Annealing and Defect Trapping in Lamellar Phases of Triblock Terpolymers

Equilibrium morphologies in molten ABC triblock terpolymers are much more difficult to attain than in AB diblocks. Here, we show that even the simplest lamellar structures exhibit high sensitivity to preparation conditions and that strongly trapped structural defects inherent to ABC triblock architecture cannot be removed by long annealing. Poly(styrene)-block-poly(butadiene)-block-poly(methyl methacrylate) (SBM) triblock terpolymers with nearly symmetric composition and low molar mass are studied by combining transmission electron microscopy with dynamical mechanical analysis and small-angle X-ray scattering. We find that annealing can induce a transition from a lamellar structure in which S and M end blocks are mixed together to a lamellar structure where all three components S, B, and M are segregated.

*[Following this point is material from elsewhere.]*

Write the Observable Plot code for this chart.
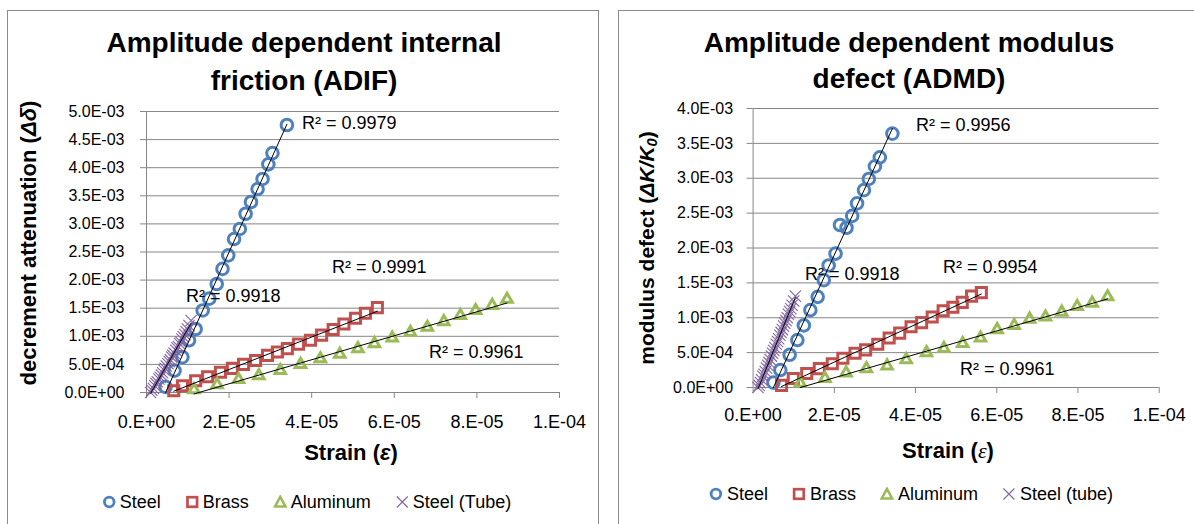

The presence of B “loops” and B “bridges” is at the origin of characteristic defects which are difficult to eliminate. In a blend of SBM triblock terpolymer with a poly(styrene)-block-poly(butadiene) (SB) diblock having the same block length, diblock chains are completely incorporated in the lamellar structure obtained after solvent evaporation. However, annealing induces a macroscopic phase separation of SB and SBM chains. We propose a scenario for the separation mechanisms based on highly confined diffusion of SB chains within the SBM ordered structures.